We'll be speaking to one of those women, from Ashford in Kent, later on Meridian Tonight.
New evidence in today's report said surgeons have experienced "increased difficulty" in removing ruptured implants, which may mean there is a need to recommend they are taken out early.
Evidence from one of the clinics also points to women suffering pus, "redness and lumpy, granular tissue", and silicone in the lymph nodes in "one in four to one in five cases".
Even when implants have not ruptured, surgeons taking them out have found a "milky secretion" in 20% to 25% of cases, the report said.
MPs criticised the actions of the Medicines and Healthcare products Regulatory Agency (MHRA) and questioned the Government's response.
The MHRA issued an alert in March 2010 telling surgeons they should stop using PIPimplants - the CE mark for PIP implants had been withdrawn following concerns raised in France.
Such alerts require the NHS to respond saying they will not use the devices - but no such response is required from private clinics, who used the vast majority of PIP implants.
The report said no awareness campaign was made to trace affected women and the Committee heard from the MHRA's head, Sir Kent Woods, that while he could not guarantee private firms had not continued using the implants, he "sincerely hoped" this had not happened.
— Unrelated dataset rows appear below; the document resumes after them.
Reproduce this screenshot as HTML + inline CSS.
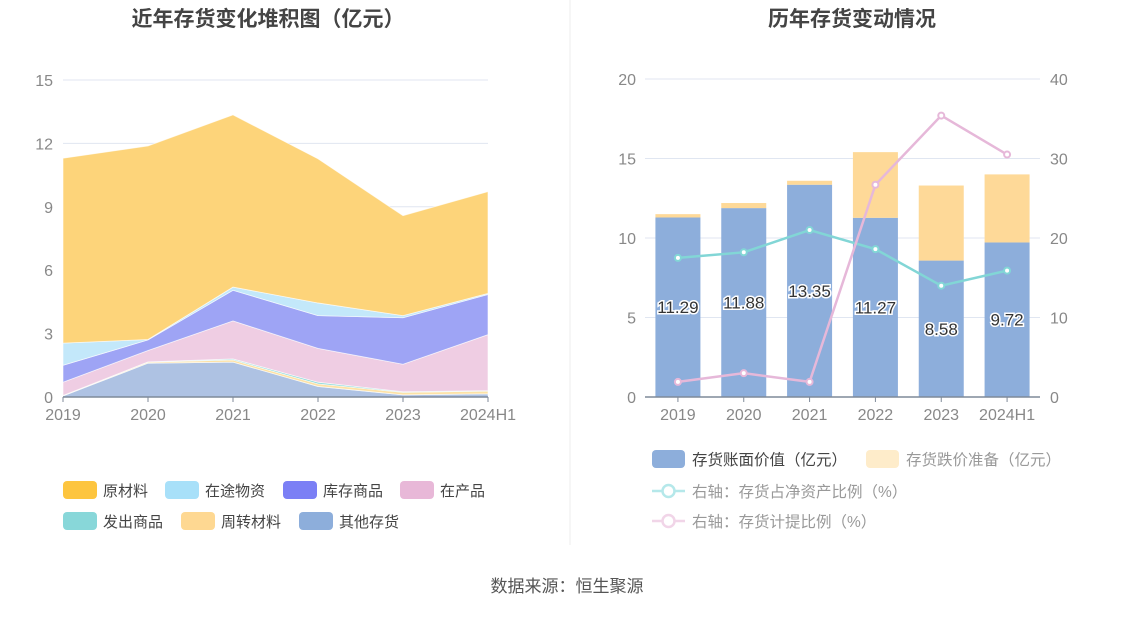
<!DOCTYPE html>
<html><head><meta charset="utf-8">
<style>
body{margin:0;background:#fff;width:1134px;height:612px;overflow:hidden;font-family:"Liberation Sans","Noto Sans CJK SC",sans-serif;}
svg text{font-family:"Liberation Sans","Noto Sans CJK SC",sans-serif;}
</style></head>
<body>
<svg id="c" width="1134" height="612" xmlns="http://www.w3.org/2000/svg">
<text x="268" y="26" text-anchor="middle" font-size="21" font-weight="bold" fill="#444">近年存货变化堆积图（亿元）</text>
<text x="852" y="26" text-anchor="middle" font-size="21" font-weight="bold" fill="#444">历年存货变动情况</text>
<line x1="570" y1="0" x2="570" y2="545" stroke="#eee" stroke-width="1"/>
<text x="567" y="592" text-anchor="middle" font-size="17" fill="#555">数据来源：恒生聚源</text>
<g id="left"></g><g id="right"></g>
</svg>
<script>
const years=["2019","2020","2021","2022","2023","2024H1"];
const leftTicks=[0,3,6,9,12,15];
const seriesNames=["其他存货","周转材料","发出商品","在产品","库存商品","在途物资","原材料"];
const otherInv=[0.05,1.6,1.65,0.5,0.1,0.15];
const turnover=[0.02,0.05,0.1,0.12,0.12,0.13];
const shipped=[0.0,0.01,0.05,0.08,0.03,0.02];
const wip=[0.63,0.54,1.8,1.6,1.3,2.65];
const finished=[0.8,0.5,1.45,1.55,2.2,1.9];
const transit=[1.05,0.02,0.15,0.6,0.1,0.05];
const rawMat=[8.75,9.16,8.15,6.82,4.73,4.82];
const fillColors=["#aec2e3","#fde2a6","#8ad8d8","#efcde3","#9ea4f5","#c3e8fa","#fdd47a"];
const legendColors=["#8daedb","#fed892","#88d7d9","#e8b8d8","#7b7ff5","#a8e0f9","#fdc53f"];

const rightTicks=[0,5,10,15,20];
const rightTicks2=[0,10,20,30,40];
const bookValue=[11.29,11.88,13.35,11.27,8.58,9.72];
const reserve=[0.21,0.32,0.25,4.13,4.72,4.28];
const ratioNet=[17.5,18.2,21.0,18.6,14.0,15.9];
const ratioProv=[1.9,3.0,1.9,26.7,35.4,30.5];

const NS="http://www.w3.org/2000/svg";
function mk(p,tag,at,txt){const e=document.createElementNS(NS,tag);for(const k in at)e.setAttribute(k,at[k]);if(txt!==undefined)e.textContent=txt;p.appendChild(e);return e;}

// LEFT
const L=document.getElementById('left');
const lx0=63,lx1=488,ly0=397,ly1=80,lmax=15;
const lx=i=>lx0+i*(lx1-lx0)/(years.length-1);
const ly=v=>ly0-v/lmax*(ly0-ly1);
leftTicks.forEach(t=>{
 if(t>0){const g=mk(L,'line',{x1:lx0,x2:lx1,y1:ly(t),y2:ly(t),stroke:'#e0e6f1'});}
 const tx=mk(L,'text',{x:53,y:ly(t)+6,'text-anchor':'end','font-size':16,fill:'#888'},String(t));
 
});
const stackData=[otherInv,turnover,shipped,wip,finished,transit,rawMat];
let base=years.map(()=>0);
stackData.forEach((s,si)=>{
 const top=base.map((b,i)=>b+s[i]);
 let d='M'+top.map((v,i)=>lx(i)+','+ly(v)).join(' L');
 for(let i=years.length-1;i>=0;i--)d+=' L'+lx(i)+','+ly(base[i]);
 d+='Z';
 const p=mk(L,'path',{d:d,fill:fillColors[si],stroke:'#fff','stroke-width':0.8,'stroke-opacity':0.7});
 
 
 base=top;
});
const ax=mk(L,'line',{x1:lx0,x2:lx1,y1:ly0,y2:ly0,stroke:'#7f8a99','stroke-width':1.5});

years.forEach((y,i)=>{
 mk(L,'line',{x1:lx(i),x2:lx(i),y1:ly0,y2:ly0+5,stroke:'#7f8a99'});
 const t=mk(L,'text',{x:lx(i),y:420,'text-anchor':'middle','font-size':16,fill:'#888'},y);
 
});
const lleg=[["原材料",6,63,490],["在途物资",5,165,490],["库存商品",4,283,490],["在产品",3,400,490],["发出商品",2,63,521],["周转材料",1,181,521],["其他存货",0,299,521]];
lleg.forEach(([n,ci,x,y])=>{
 const g=mk(L,'g',{});
 
 mk(g,'rect',{x:x,y:y-9,width:34,height:18,rx:4,fill:legendColors[ci]});
 mk(g,'text',{x:x+40,y:y+6,'font-size':15,fill:'#444'},n);
});

// RIGHT
const R=document.getElementById('right');
const rx0=645,rx1=1040,ry0=397,ry1=79;
const bw=(rx1-rx0)/years.length;
const rx=i=>rx0+bw*(i+0.5);
const ry=v=>ry0-v/20*(ry0-ry1);
const ry2=v=>ry0-v/40*(ry0-ry1);
rightTicks.forEach((t,k)=>{
 if(t>0){const g=mk(R,'line',{x1:rx0,x2:rx1,y1:ry(t),y2:ry(t),stroke:'#e0e6f1'});}
 const a=mk(R,'text',{x:636,y:ry(t)+6,'text-anchor':'end','font-size':16,fill:'#888'},String(t));
 
 const b=mk(R,'text',{x:1050,y:ry(t)+6,'font-size':16,fill:'#888'},String(rightTicks2[k]));
 
});
years.forEach((y,i)=>{
 const b=mk(R,'rect',{x:rx(i)-22.5,y:ry(bookValue[i]),width:45,height:ry0-ry(bookValue[i]),fill:'#8daedb'});
 
 const r=mk(R,'rect',{x:rx(i)-22.5,y:ry(bookValue[i]+reserve[i]),width:45,height:ry(bookValue[i])-ry(bookValue[i]+reserve[i]),fill:'#fed998'});
 
});
const rax=mk(R,'line',{x1:rx0,x2:rx1,y1:ry0,y2:ry0,stroke:'#7f8a99','stroke-width':1.5});

years.forEach((y,i)=>{
 mk(R,'line',{x1:rx(i),x2:rx(i),y1:ry0,y2:ry0+5,stroke:'#7f8a99'});
 const t=mk(R,'text',{x:rx(i),y:420,'text-anchor':'middle','font-size':16,fill:'#888'},y);
 
});
function line(vals,col,name){
 const p=mk(R,'polyline',{points:vals.map((v,i)=>rx(i)+','+ry2(v)).join(' '),fill:'none',stroke:col,'stroke-width':2.5});
 
 vals.forEach((v,i)=>{const c=mk(R,'circle',{cx:rx(i),cy:ry2(v),r:3,fill:'#fff',stroke:col,'stroke-width':2});
 });
}
line(ratioNet,'#82d6d6','line-net-asset-ratio');
line(ratioProv,'#e6b8d9','line-provision-ratio');
years.forEach((y,i)=>{
 const t=mk(R,'text',{x:rx(i),y:ry(bookValue[i]/2)+6,'text-anchor':'middle','font-size':17,fill:'#333',stroke:'#fff','stroke-width':3,'paint-order':'stroke'},bookValue[i].toFixed(2));
 
});
const rl=[["存货账面价值（亿元）",'rect','#8daedb','#444',652,459],["存货跌价准备（亿元）",'rect','#feecca','#999',866,459],["右轴：存货占净资产比例（%）",'line','#b5e8ea','#999',652,491],["右轴：存货计提比例（%）",'line','#f1d5e8','#999',652,521]];
rl.forEach(([n,type,c,tc,x,y])=>{
 const g=mk(R,'g',{});
 
 if(type==='rect')mk(g,'rect',{x:x,y:y-9,width:33,height:18,rx:4,fill:c});
 else{mk(g,'line',{x1:x,x2:x+33,y1:y,y2:y,stroke:c,'stroke-width':2.5});mk(g,'circle',{cx:x+16.5,cy:y,r:6,fill:'#fff',stroke:c,'stroke-width':2.5});}
 mk(g,'text',{x:x+40,y:y+6,'font-size':15.5,fill:tc},n);
});
</script>
</body></html>
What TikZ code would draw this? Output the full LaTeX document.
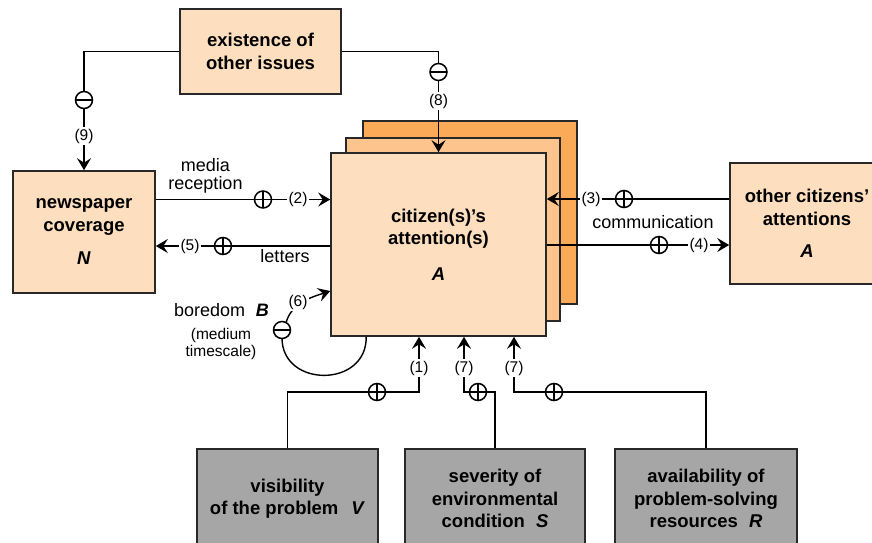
\documentclass[tikz,border=0pt]{standalone}
\usepackage{fontspec}
\setmainfont{Liberation Sans}
\usetikzlibrary{arrows.meta,calc}
\definecolor{peach}{RGB}{253,222,190}
\definecolor{peachmid}{RGB}{253,197,141}
\definecolor{peachdark}{RGB}{251,171,87}
\definecolor{boxgray}{RGB}{166,166,166}
\definecolor{edge}{RGB}{40,40,40}
\begin{document}
\begin{tikzpicture}[x=1pt,y=-1pt,
  box/.style={draw=edge, line width=1.6pt, fill=peach, align=center, inner sep=0pt,
    font=\fontsize{18.5}{22.5}\selectfont\bfseries},
  gbox/.style={box, fill=boxgray},
  conn/.style={draw=black, line width=1.4pt},
  arr/.style={-{Stealth[length=12pt,width=14pt,inset=4.5pt]}},
  lbl/.style={font=\fontsize{18}{18}\selectfont, inner sep=0pt, align=center},
  num/.style={font=\fontsize{15.5}{18}\selectfont, fill=white, inner sep=2pt},
  small/.style={font=\fontsize{15.5}{17}\selectfont, inner sep=0pt, align=center},
  pm/.style={circle, draw=black, fill=white, minimum size=17pt, inner sep=0pt, line width=1.5pt},
  pluss/.style={pm, path picture={\draw[line width=1.4pt]
      (path picture bounding box.north) -- (path picture bounding box.south)
      (path picture bounding box.west) -- (path picture bounding box.east);}},
  minuss/.style={pm, path picture={\draw[line width=1.4pt]
      (path picture bounding box.west) -- (path picture bounding box.east);}},
]
\useasboundingbox (0,0) rectangle (872,542);
\clip (0,0) rectangle (872,542);
\fill[white] (0,0) rectangle (872,542);

% boxes
\node[box, minimum width=161pt, minimum height=85pt] (exist) at (260.5,51.5) {existence of\\other issues};
\node[box, minimum width=142pt, minimum height=122pt] (news) at (84,232) {newspaper\\coverage\\[11pt]\textit{N}};
\node[box, fill=peachdark, minimum width=214pt, minimum height=183pt] (cback) at (470,212.5) {};
\node[box, fill=peachmid, minimum width=214pt, minimum height=183pt] (cmid) at (453,229.5) {};
\node[box, minimum width=215pt, minimum height=183pt] (cfront) at (438.5,244.5) {citizen(s)’s\\attention(s)\\[13pt]\textit{A}};
\node[box, minimum width=154pt, minimum height=121pt] (other) at (807,223.5) {other citizens’\\attentions\\[10pt]\textit{A}};
\node[gbox, minimum width=181pt, minimum height=99pt] (vis) at (287.5,498.5) {visibility\\of the problem\hspace{0.7em}\textit{V}};
\node[gbox, minimum width=180pt, minimum height=99pt] (sev) at (495,498.5) {severity of\\environmental\\condition\hspace{0.6em}\textit{S}};
\node[gbox, minimum width=182pt, minimum height=99pt] (res) at (706,498.5) {availability of\\problem-solving\\resources\hspace{0.6em}\textit{R}};

% level coordinates
\coordinate (r2) at (0,199.5);
\coordinate (r5) at (0,246);
\coordinate (r3) at (0,199);
\coordinate (r4) at (0,245);
\coordinate (r6) at (0,291);
\coordinate (c1) at (419,392);
\coordinate (c7a) at (464,392);
\coordinate (c7b) at (514,392);
\coordinate (bstart) at ($(cfront.south west)+(36,0)$);
\coordinate (bm) at (282,330);

% connectors
\draw[conn,arr] (exist.west) -| (news.north);
\draw[conn,arr] (exist.east) -| (cfront.north);
\draw[conn,arr] (news.east |- r2) -- (cfront.west |- r2);
\draw[conn,arr] (cfront.west |- r5) -- (news.east |- r5);
\draw[conn,arr] (other.west |- r3) -- (cfront.east |- r3);
\draw[conn,arr] (cfront.east |- r4) -- (other.west |- r4);
\draw[conn,arr] (vis.north) |- (c1) -- (c1 |- cfront.south);
\draw[conn,arr] (sev.north) |- (c7a) -- (c7a |- cfront.south);
\draw[conn,arr] (res.north) |- (c7b) -- (c7b |- cfront.south);
\draw[conn] (bstart) .. controls (367,388) and (282,388) .. ($(bm)+(0,8)$);
\draw[conn,arr] ($(bm)+(4,-7)$) .. controls (291,303) and (312,297) .. (cfront.west |- r6);

% signs
\node[minuss] (m9) at (84,100) {};
\node[minuss] (m8) at (438.5,72) {};
\node[pluss] (p2) at (263,199.5) {};
\node[pluss] (p5) at (223,246) {};
\node[pluss] (p3) at (624,199) {};
\node[pluss] (p4) at (659,245) {};
\node[pluss] (p1) at (377,392) {};
\node[pluss] (p7a) at (478,392) {};
\node[pluss] (p7b) at (554,392) {};
\node[minuss] (mB) at (bm) {};

% numbers
\node[num] (n9) at (84,136) {(9)};
\node[num] (n8) at (438.5,101) {(8)};
\node[num] (n2) at (298,199.5) {(2)};
\node[num] (n5) at (190,246) {(5)};
\node[num] (n3) at (591,199) {(3)};
\node[num] (n4) at (699,245) {(4)};
\node[num] (n1) at (419,368) {(1)};
\node[num] (n7a) at (464,368) {(7)};
\node[num] (n7b) at (514,368) {(7)};
\node[num] (n6) at (298,302) {(6)};

% labels
\node[lbl] (lmedia) at (205.5,176) {media\\reception};
\node[lbl] (lletters) at (285,256) {letters};
\node[lbl] (lcomm) at (653,222) {communication};
\node[lbl] (lbored) at (221.5,310) {boredom\hspace{0.6em}\textbf{\textit{B}}};
\node[small] (lmed) at (221,343.5) {(medium\\timescale)};
\end{tikzpicture}
\end{document}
The report said "sincere hope" is not an adequate basis for regulation.
"There needs to be a more reliable method of communicating Medical Device Alerts to the private sector, that requires a positive response that the instruction has been received and acted upon in the same way as in the NHS," the report said. "Using the professional associations as channels of communication will not cover all surgeons."
The report went on: "The action taken to communicate with affected women after March 2010 was inadequate.
"The Committee recognises that private clinics had a duty to contact their patients directly, but the MHRA and the Department of Health also had a duty to raise public awareness."
The MPs said it was "surprising" that urgent action to gather evidence and communicate with affected women only gathered pace in December 2011 when the French government recommend women have the implants removed.
"Given the fact that 40,000 women were known to have received sub-standard implants, the very scale of the problem alone should have provoked a high-profile policy response much sooner, including urgent action to gather evidence that would allow the risks of these implants to be properly assessed."